Using the data below, gather each line that includes the word "with".

**Materials provided:**
________________

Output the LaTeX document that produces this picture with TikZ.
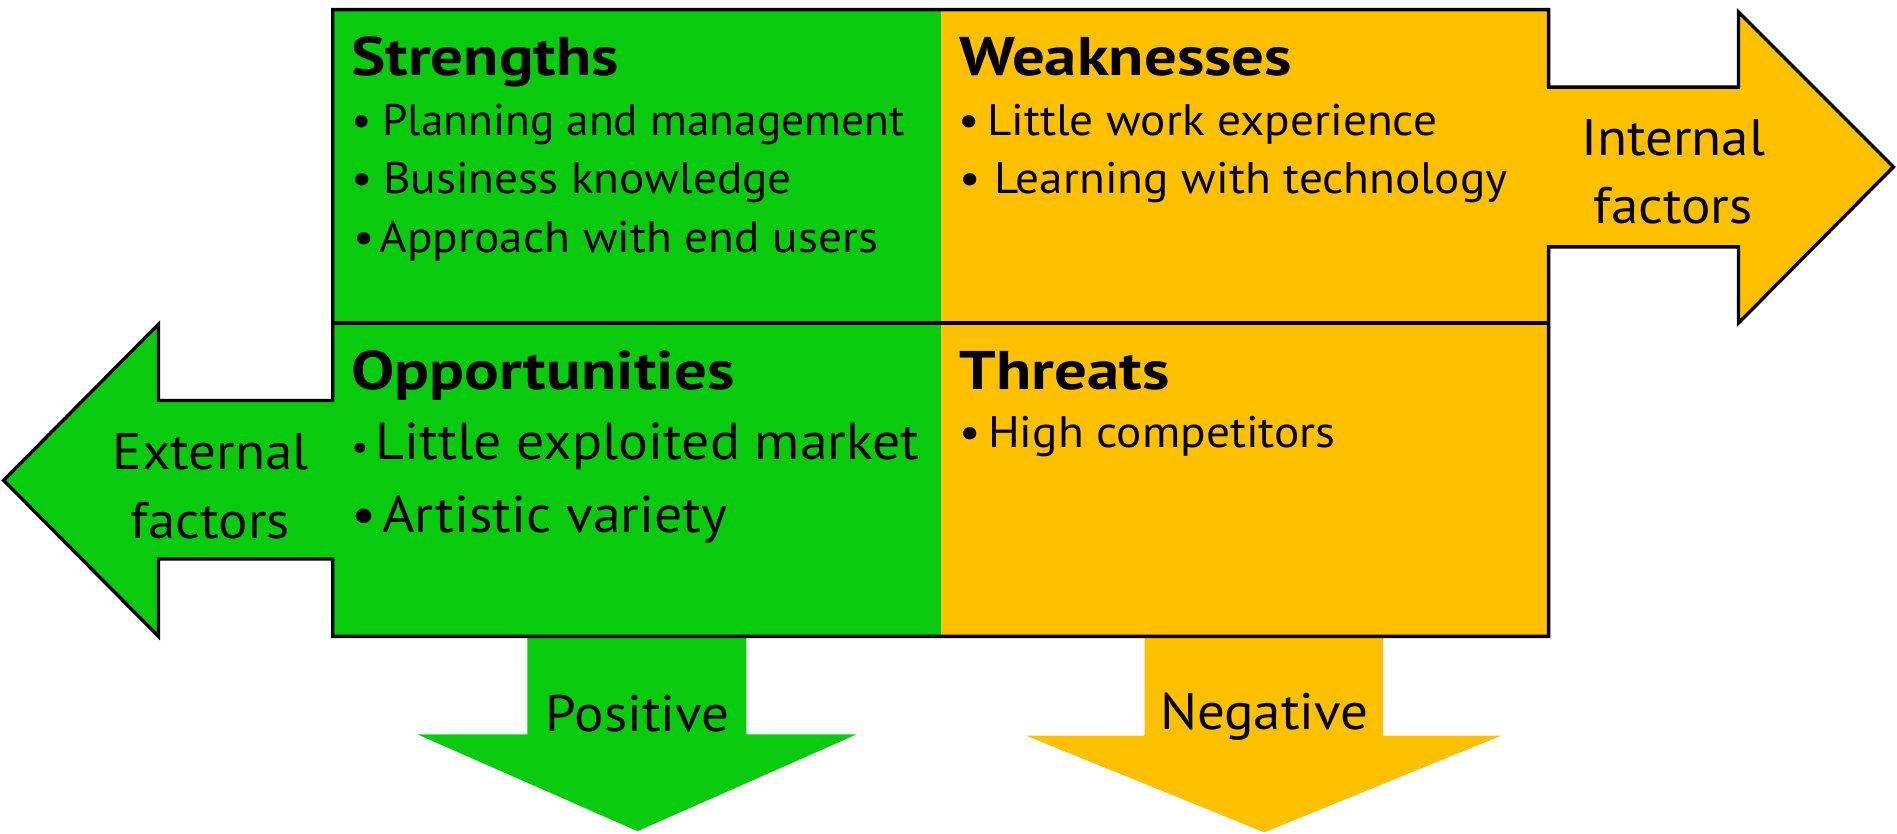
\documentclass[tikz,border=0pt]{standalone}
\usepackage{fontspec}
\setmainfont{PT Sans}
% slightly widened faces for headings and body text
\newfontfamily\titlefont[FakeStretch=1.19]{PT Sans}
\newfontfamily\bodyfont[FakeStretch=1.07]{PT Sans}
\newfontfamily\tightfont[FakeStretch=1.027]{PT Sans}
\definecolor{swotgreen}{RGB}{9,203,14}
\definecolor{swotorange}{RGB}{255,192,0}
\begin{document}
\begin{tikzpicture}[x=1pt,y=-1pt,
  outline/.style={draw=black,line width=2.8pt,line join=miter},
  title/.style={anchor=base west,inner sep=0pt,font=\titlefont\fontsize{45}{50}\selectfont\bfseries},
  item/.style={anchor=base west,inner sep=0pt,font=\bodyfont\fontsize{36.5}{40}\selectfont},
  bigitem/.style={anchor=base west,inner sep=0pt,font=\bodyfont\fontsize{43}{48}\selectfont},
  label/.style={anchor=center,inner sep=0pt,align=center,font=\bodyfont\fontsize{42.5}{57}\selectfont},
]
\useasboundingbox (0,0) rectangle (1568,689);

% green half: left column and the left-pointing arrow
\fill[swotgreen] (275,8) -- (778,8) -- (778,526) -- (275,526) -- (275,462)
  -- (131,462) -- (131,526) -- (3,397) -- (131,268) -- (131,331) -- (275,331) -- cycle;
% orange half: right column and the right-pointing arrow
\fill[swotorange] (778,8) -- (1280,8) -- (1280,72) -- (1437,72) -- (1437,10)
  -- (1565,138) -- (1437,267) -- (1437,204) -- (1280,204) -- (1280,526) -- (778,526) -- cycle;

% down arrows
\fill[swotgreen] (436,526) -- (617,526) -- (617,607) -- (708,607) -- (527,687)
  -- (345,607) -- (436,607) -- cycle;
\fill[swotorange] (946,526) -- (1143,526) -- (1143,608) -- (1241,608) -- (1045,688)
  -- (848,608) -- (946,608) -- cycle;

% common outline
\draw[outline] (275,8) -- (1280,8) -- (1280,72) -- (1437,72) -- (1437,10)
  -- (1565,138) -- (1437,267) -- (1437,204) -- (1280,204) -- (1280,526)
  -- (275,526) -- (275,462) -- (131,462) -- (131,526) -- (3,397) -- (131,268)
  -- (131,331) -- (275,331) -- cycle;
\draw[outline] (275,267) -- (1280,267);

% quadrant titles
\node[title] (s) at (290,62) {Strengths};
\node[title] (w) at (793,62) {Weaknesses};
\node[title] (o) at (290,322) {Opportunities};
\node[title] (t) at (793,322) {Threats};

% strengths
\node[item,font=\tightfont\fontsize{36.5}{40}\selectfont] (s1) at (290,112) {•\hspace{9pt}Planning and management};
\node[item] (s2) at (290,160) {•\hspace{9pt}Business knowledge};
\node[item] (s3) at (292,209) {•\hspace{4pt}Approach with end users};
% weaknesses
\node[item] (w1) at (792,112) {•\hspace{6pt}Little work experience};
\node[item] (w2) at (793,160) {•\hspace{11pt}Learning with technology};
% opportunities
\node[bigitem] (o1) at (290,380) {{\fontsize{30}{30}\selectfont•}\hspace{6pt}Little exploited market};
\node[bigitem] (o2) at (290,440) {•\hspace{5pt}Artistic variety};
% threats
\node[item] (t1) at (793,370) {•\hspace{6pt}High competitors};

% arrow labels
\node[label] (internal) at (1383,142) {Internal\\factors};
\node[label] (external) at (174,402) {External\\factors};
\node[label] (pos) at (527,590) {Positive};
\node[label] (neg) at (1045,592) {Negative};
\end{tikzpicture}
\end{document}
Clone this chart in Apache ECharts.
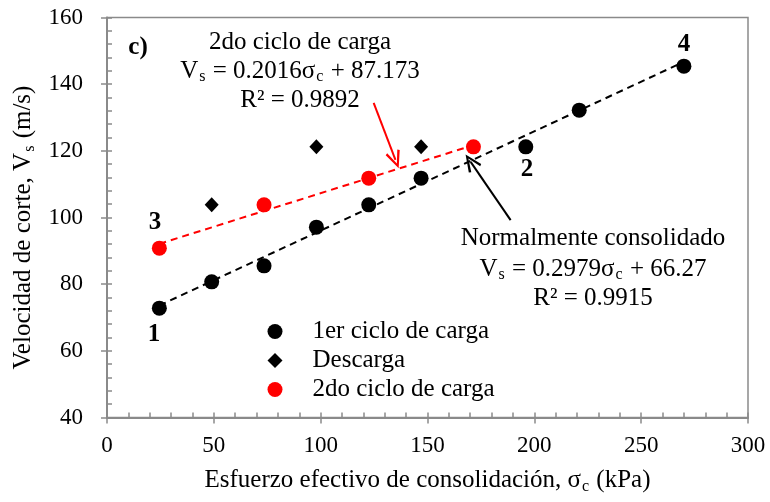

________________

**The reply:**
Output the LaTeX document that produces this picture with TikZ.
\node[item] (s3) at (292,209) {•\hspace{4pt}Approach with end users};
\node[item] (w2) at (793,160) {•\hspace{11pt}Learning with technology};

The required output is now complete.